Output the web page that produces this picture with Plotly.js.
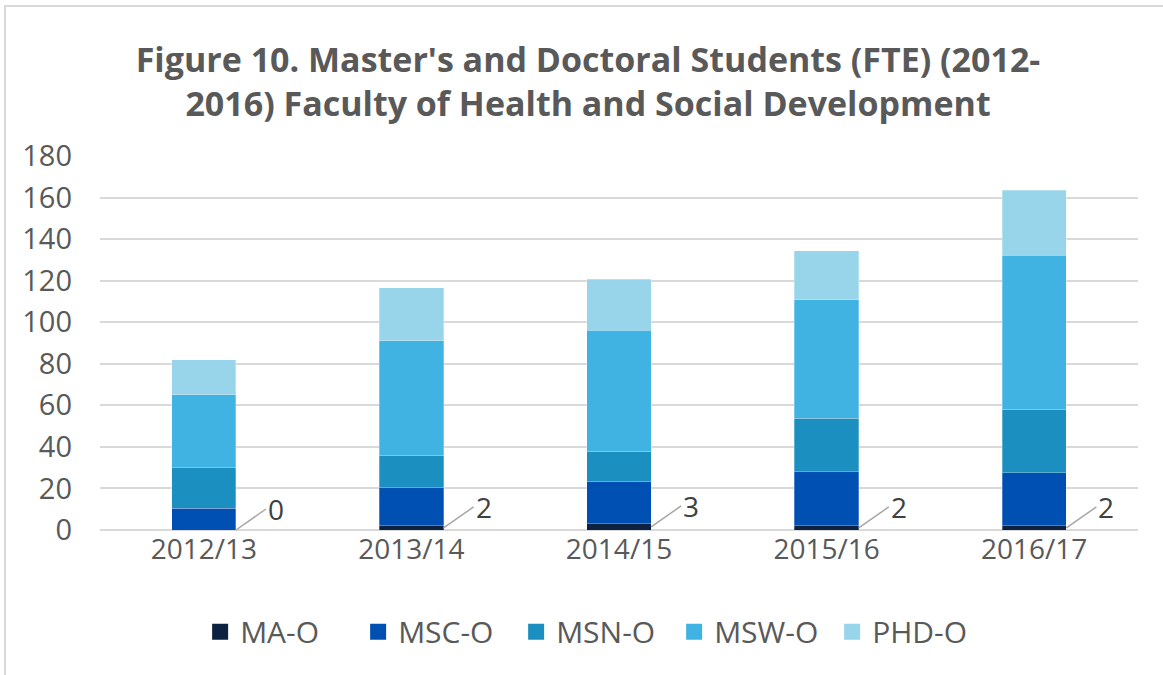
<!DOCTYPE html>
<html>
<head>
<meta charset="utf-8">
<script src="https://cdn.plot.ly/plotly-3.0.1.min.js"></script>
<style>
  html, body { margin: 0; padding: 0; background: #ffffff; }
  #wrap { position: relative; width: 1163px; height: 675px; overflow: hidden; }
  #frame { position: absolute; left: 4px; top: 5px; width: 1200px; height: 700px;
           border-top: 2px solid #d9d9d9; border-left: 2px solid #d9d9d9; pointer-events: none; }
  #chart { position: absolute; left: 0; top: 0; width: 1163px; height: 675px; }
</style>
</head>
<body>
<div id="wrap">
  <div id="chart"></div>
  <div id="frame"></div>
</div>
<script>
// ---- data ----
const categories = ["2012/13", "2013/14", "2014/15", "2015/16", "2016/17"];
const seriesNames = ["MA-O", "MSC-O", "MSN-O", "MSW-O", "PHD-O"];
const maO  = [0, 2, 3, 2, 2];
const mscO = [10.5, 18.4, 20.4, 26.1, 25.6];
const msnO = [19.5, 15.4, 14.6, 25.7, 30.6];
const mswO = [35, 55.2, 58.2, 56.9, 74.1];
const phdO = [17, 25.5, 24.4, 23.7, 31.3];
const yTicks = [0, 20, 40, 60, 80, 100, 120, 140, 160, 180];
const titleText = "Figure 10. Master's and Doctoral Students (FTE) (2012-<br>2016) Faculty of Health and Social Development";

// ---- styles ----
const colors = ["#0d2240", "#0050b4", "#1a8fc0", "#41b3e3", "#98d4ea"];
const seriesValues = [maO, mscO, msnO, mswO, phdO];
const barWidth = 0.31;
const fontFam = "'Open Sans', 'Noto Sans', sans-serif";

const traces = [];
seriesValues.forEach((vals, k) => {
  traces.push({
    type: "bar",
    name: seriesNames[k],
    x: categories,
    y: vals,
    width: barWidth,
    marker: { color: colors[k], line: { width: 0.8, color: "rgba(255,255,255,0.35)" } },
    showlegend: false,
    hoverinfo: "name+y"
  });
});
// legend entries with larger square swatches
seriesValues.forEach((vals, k) => {
  traces.push({
    type: "scatter",
    mode: "markers",
    name: seriesNames[k],
    x: [null],
    y: [null],
    marker: { symbol: "square", size: 20, color: colors[k] },
    showlegend: true,
    hoverinfo: "skip"
  });
});

// data labels for MA-O with leader lines
const annotations = maO.map((v, i) => ({
  x: i + barWidth / 2,
  y: v / 2,
  xref: "x",
  yref: "y",
  text: String(v),
  showarrow: true,
  arrowhead: 0,
  arrowwidth: 1.5,
  arrowcolor: "#a6a6a6",
  ax: 30,
  ay: -21,
  standoff: 0,
  font: { family: fontFam, size: 28, color: "#404040" },
  xanchor: "left"
}));

const layout = {
  width: 1163,
  height: 675,
  paper_bgcolor: "#ffffff",
  plot_bgcolor: "#ffffff",
  margin: { l: 100, r: 25, t: 156, b: 145 },
  barmode: "stack",
  title: {
    text: titleText,
    font: { family: fontFam, size: 34, color: "#595959", weight: "bold" },
    x: 0.5056,
    xref: "container",
    xanchor: "center",
    y: 0.893,
    yref: "container",
    yanchor: "middle"
  },
  xaxis: {
    type: "category",
    tickfont: { family: fontFam, size: 28, color: "#595959" },
    showgrid: false,
    showline: false,
    zeroline: false,
    ticks: "",
    ticklen: 0,
    range: [-0.5, 4.5]
  },
  yaxis: {
    range: [0, 180],
    tickvals: yTicks,
    ticktext: yTicks.map(String),
    tickfont: { family: fontFam, size: 29, color: "#595959" },
    showgrid: true,
    gridcolor: "#d9d9d9",
    gridwidth: 1.5,
    zeroline: true,
    zerolinecolor: "#d9d9d9",
    zerolinewidth: 1.5,
    showline: false,
    ticks: "",
    ticklabelstandoff: 27
  },
  legend: {
    orientation: "h",
    traceorder: "normal",
    entrywidth: 113,
    entrywidthmode: "pixels",
    x: 0.477,
    xanchor: "center",
    xref: "paper",
    y: -0.272,
    yanchor: "middle",
    font: { family: fontFam, size: 30, color: "#595959" },
    bgcolor: "rgba(0,0,0,0)"
  },
  annotations: annotations
};

Plotly.newPlot("chart", traces, layout, { displayModeBar: false, staticPlot: false });
</script>
</body>
</html>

* Written task *
Quote every line word for word and keep the images out of the copy.

* Answer for this exercise *
Output the web page that produces this picture with Plotly.js.
<!DOCTYPE html>
<html>
<head>
<meta charset="utf-8">
<script src="https://cdn.plot.ly/plotly-3.0.1.min.js"></script>
<style>
  html, body { margin: 0; padding: 0; background: #ffffff; }
  #wrap { position: relative; width: 1163px; height: 675px; overflow: hidden; }
  #frame { position: absolute; left: 4px; top: 5px; width: 1200px; height: 700px;
           border-top: 2px solid #d9d9d9; border-left: 2px solid #d9d9d9; pointer-events: none; }
  #chart { position: absolute; left: 0; top: 0; width: 1163px; height: 675px; }
</style>
</head>
<body>
<div id="wrap">
  <div id="chart"></div>
  <div id="frame"></div>
</div>
<script>
// ---- data ----
const categories = ["2012/13", "2013/14", "2014/15", "2015/16", "2016/17"];
const seriesNames = ["MA-O", "MSC-O", "MSN-O", "MSW-O", "PHD-O"];
const maO  = [0, 2, 3, 2, 2];
const mscO = [10.5, 18.4, 20.4, 26.1, 25.6];
const msnO = [19.5, 15.4, 14.6, 25.7, 30.6];
const mswO = [35, 55.2, 58.2, 56.9, 74.1];
const phdO = [17, 25.5, 24.4, 23.7, 31.3];
const yTicks = [0, 20, 40, 60, 80, 100, 120, 140, 160, 180];
const titleText = "Figure 10. Master's and Doctoral Students (FTE) (2012-<br>2016) Faculty of Health and Social Development";

// ---- styles ----
const colors = ["#0d2240", "#0050b4", "#1a8fc0", "#41b3e3", "#98d4ea"];
const seriesValues = [maO, mscO, msnO, mswO, phdO];
const barWidth = 0.31;
const fontFam = "'Open Sans', 'Noto Sans', sans-serif";

const traces = [];
seriesValues.forEach((vals, k) => {
  traces.push({
    type: "bar",
    name: seriesNames[k],
    x: categories,
    y: vals,
    width: barWidth,
    marker: { color: colors[k], line: { width: 0.8, color: "rgba(255,255,255,0.35)" } },
    showlegend: false,
    hoverinfo: "name+y"
  });
});
// legend entries with larger square swatches
seriesValues.forEach((vals, k) => {
  traces.push({
    type: "scatter",
    mode: "markers",
    name: seriesNames[k],
    x: [null],
    y: [null],
    marker: { symbol: "square", size: 20, color: colors[k] },
    showlegend: true,
    hoverinfo: "skip"
  });
});

// data labels for MA-O with leader lines
const annotations = maO.map((v, i) => ({
  x: i + barWidth / 2,
  y: v / 2,
  xref: "x",
  yref: "y",
  text: String(v),
  showarrow: true,
  arrowhead: 0,
  arrowwidth: 1.5,
  arrowcolor: "#a6a6a6",
  ax: 30,
  ay: -21,
  standoff: 0,
  font: { family: fontFam, size: 28, color: "#404040" },
  xanchor: "left"
}));

const layout = {
  width: 1163,
  height: 675,
  paper_bgcolor: "#ffffff",
  plot_bgcolor: "#ffffff",
  margin: { l: 100, r: 25, t: 156, b: 145 },
  barmode: "stack",
  title: {
    text: titleText,
    font: { family: fontFam, size: 34, color: "#595959", weight: "bold" },
    x: 0.5056,
    xref: "container",
    xanchor: "center",
    y: 0.893,
    yref: "container",
    yanchor: "middle"
  },
  xaxis: {
    type: "category",
    tickfont: { family: fontFam, size: 28, color: "#595959" },
    showgrid: false,
    showline: false,
    zeroline: false,
    ticks: "",
    ticklen: 0,
    range: [-0.5, 4.5]
  },
  yaxis: {
    range: [0, 180],
    tickvals: yTicks,
    ticktext: yTicks.map(String),
    tickfont: { family: fontFam, size: 29, color: "#595959" },
    showgrid: true,
    gridcolor: "#d9d9d9",
    gridwidth: 1.5,
    zeroline: true,
    zerolinecolor: "#d9d9d9",
    zerolinewidth: 1.5,
    showline: false,
    ticks: "",
    ticklabelstandoff: 27
  },
  legend: {
    orientation: "h",
    traceorder: "normal",
    entrywidth: 113,
    entrywidthmode: "pixels",
    x: 0.477,
    xanchor: "center",
    xref: "paper",
    y: -0.272,
    yanchor: "middle",
    font: { family: fontFam, size: 30, color: "#595959" },
    bgcolor: "rgba(0,0,0,0)"
  },
  annotations: annotations
};

Plotly.newPlot("chart", traces, layout, { displayModeBar: false, staticPlot: false });
</script>
</body>
</html>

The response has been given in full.